Data lines ::
☆ ☆ ☆ ☆

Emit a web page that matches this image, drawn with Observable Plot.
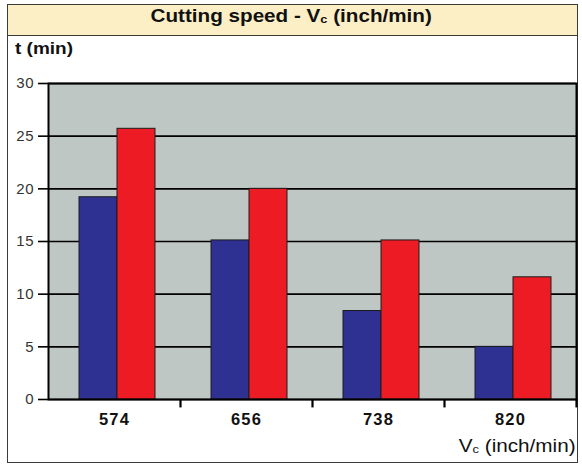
<!DOCTYPE html>
<html>
<head>
<meta charset="utf-8">
<script src="https://cdn.jsdelivr.net/npm/d3@7"></script>
<script src="https://cdn.jsdelivr.net/npm/@observablehq/plot@0.6"></script>
<style>
  html, body { margin: 0; padding: 0; background: #fff; }
  #wrap { position: relative; width: 582px; height: 466px; overflow: hidden; font-family: "Liberation Sans", Arial, Helvetica, sans-serif; }
  #box { position: absolute; left: 7px; top: 4px; width: 569px; height: 457px; border: 1.5px solid #3a3a3a; }
  #band { position: absolute; left: 0; top: 0; right: 0; height: 30px; background: #fcefc5; border-bottom: 1.5px solid #3a3a3a; }
  .t { position: absolute; white-space: nowrap; color: #111; }
  #title { left: 0; right: 0; top: 6px; text-align: center; font-weight: bold; font-size: 17.5px; }
  #title span.in { display: inline-block; transform: scaleX(1.18); }
  #ylab { left: 15px; top: 39px; font-weight: bold; font-size: 16.5px; transform: scaleX(1.15); transform-origin: left center; }
  #xlab { right: 6px; top: 436px; font-size: 18px; transform: scaleX(1.15); transform-origin: right center; }
  .sub { font-size: 0.62em; vertical-align: -0.05em; }
  #chart { position: absolute; left: 0; top: 36px; }
  #chart g[aria-label="y-axis tick label"] text { fill: #333; letter-spacing: 0.8px; font-size: 15px !important; }
  #chart g[aria-label="x-axis tick label"] text { fill: #111; letter-spacing: 1.2px; font-size: 16.5px !important; font-weight: bold; }
</style>
</head>
<body>
<div id="wrap">
  <div id="box"><div id="band"></div></div>
  <div class="t" id="title"><span class="in">Cutting speed - V<span class="sub">c</span> (inch/min)</span></div>
  <div class="t" id="ylab">t (min)</div>
  <div class="t" id="xlab">V<span class="sub">c</span> (inch/min)</div>
  <div id="chart"></div>
</div>
<script>
const categories = ["574", "656", "738", "820"];
const blueValues = [19.2, 15.1, 8.4, 5.0];
const redValues = [25.7, 20.0, 15.1, 11.6];
const yTicks = [0, 5, 10, 15, 20, 25, 30];

const rows = categories.map((v, i) => ({v, blue: blueValues[i], red: redValues[i]}));

const plot = Plot.plot({
  width: 582,
  height: 430,
  marginTop: 47,
  marginBottom: 67,
  marginLeft: 48,
  marginRight: 6,
  style: {fontFamily: "'Liberation Sans', Arial, Helvetica, sans-serif", background: "transparent"},
  x: {domain: categories, padding: 0},
  y: {domain: [0, 30]},
  marks: [
    Plot.frame({fill: "#bec7c4"}),
    Plot.ruleY(yTicks, {stroke: "#000", strokeWidth: 1.6}),
    Plot.barY(rows, {x: "v", y: "blue", fill: "#2e3192", stroke: "#1c1c1c", strokeWidth: 1, insetLeft: 31, insetRight: 63}),
    Plot.barY(rows, {x: "v", y: "red", fill: "#ed1c24", stroke: "#1c1c1c", strokeWidth: 1, insetLeft: 69, insetRight: 25}),
    Plot.frame({stroke: "#000", strokeWidth: 2}),
    Plot.ruleX(categories, {x: d => d, dx: 66, y1: 0, y2: -0.8, stroke: "#000", strokeWidth: 2.2}),
    Plot.axisY({ticks: yTicks, tickSize: 10, tickPadding: 4, fontSize: 15, stroke: "#000", strokeWidth: 1.6, label: null}),
    Plot.axisX({tickSize: 0, tickPadding: 14, fontSize: 16.5, fontWeight: "bold", label: null})
  ]
});
document.getElementById("chart").appendChild(plot);
</script>
</body>
</html>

☆ ☆ ☆ ☆

Written exercise :: Print each line of the material above exactly, with the pictures removed from your copy.

Task response ::
Emit a web page that matches this image, drawn with Observable Plot.
<!DOCTYPE html>
<html>
<head>
<meta charset="utf-8">
<script src="https://cdn.jsdelivr.net/npm/d3@7"></script>
<script src="https://cdn.jsdelivr.net/npm/@observablehq/plot@0.6"></script>
<style>
  html, body { margin: 0; padding: 0; background: #fff; }
  #wrap { position: relative; width: 582px; height: 466px; overflow: hidden; font-family: "Liberation Sans", Arial, Helvetica, sans-serif; }
  #box { position: absolute; left: 7px; top: 4px; width: 569px; height: 457px; border: 1.5px solid #3a3a3a; }
  #band { position: absolute; left: 0; top: 0; right: 0; height: 30px; background: #fcefc5; border-bottom: 1.5px solid #3a3a3a; }
  .t { position: absolute; white-space: nowrap; color: #111; }
  #title { left: 0; right: 0; top: 6px; text-align: center; font-weight: bold; font-size: 17.5px; }
  #title span.in { display: inline-block; transform: scaleX(1.18); }
  #ylab { left: 15px; top: 39px; font-weight: bold; font-size: 16.5px; transform: scaleX(1.15); transform-origin: left center; }
  #xlab { right: 6px; top: 436px; font-size: 18px; transform: scaleX(1.15); transform-origin: right center; }
  .sub { font-size: 0.62em; vertical-align: -0.05em; }
  #chart { position: absolute; left: 0; top: 36px; }
  #chart g[aria-label="y-axis tick label"] text { fill: #333; letter-spacing: 0.8px; font-size: 15px !important; }
  #chart g[aria-label="x-axis tick label"] text { fill: #111; letter-spacing: 1.2px; font-size: 16.5px !important; font-weight: bold; }
</style>
</head>
<body>
<div id="wrap">
  <div id="box"><div id="band"></div></div>
  <div class="t" id="title"><span class="in">Cutting speed - V<span class="sub">c</span> (inch/min)</span></div>
  <div class="t" id="ylab">t (min)</div>
  <div class="t" id="xlab">V<span class="sub">c</span> (inch/min)</div>
  <div id="chart"></div>
</div>
<script>
const categories = ["574", "656", "738", "820"];
const blueValues = [19.2, 15.1, 8.4, 5.0];
const redValues = [25.7, 20.0, 15.1, 11.6];
const yTicks = [0, 5, 10, 15, 20, 25, 30];

const rows = categories.map((v, i) => ({v, blue: blueValues[i], red: redValues[i]}));

const plot = Plot.plot({
  width: 582,
  height: 430,
  marginTop: 47,
  marginBottom: 67,
  marginLeft: 48,
  marginRight: 6,
  style: {fontFamily: "'Liberation Sans', Arial, Helvetica, sans-serif", background: "transparent"},
  x: {domain: categories, padding: 0},
  y: {domain: [0, 30]},
  marks: [
    Plot.frame({fill: "#bec7c4"}),
    Plot.ruleY(yTicks, {stroke: "#000", strokeWidth: 1.6}),
    Plot.barY(rows, {x: "v", y: "blue", fill: "#2e3192", stroke: "#1c1c1c", strokeWidth: 1, insetLeft: 31, insetRight: 63}),
    Plot.barY(rows, {x: "v", y: "red", fill: "#ed1c24", stroke: "#1c1c1c", strokeWidth: 1, insetLeft: 69, insetRight: 25}),
    Plot.frame({stroke: "#000", strokeWidth: 2}),
    Plot.ruleX(categories, {x: d => d, dx: 66, y1: 0, y2: -0.8, stroke: "#000", strokeWidth: 2.2}),
    Plot.axisY({ticks: yTicks, tickSize: 10, tickPadding: 4, fontSize: 15, stroke: "#000", strokeWidth: 1.6, label: null}),
    Plot.axisX({tickSize: 0, tickPadding: 14, fontSize: 16.5, fontWeight: "bold", label: null})
  ]
});
document.getElementById("chart").appendChild(plot);
</script>
</body>
</html>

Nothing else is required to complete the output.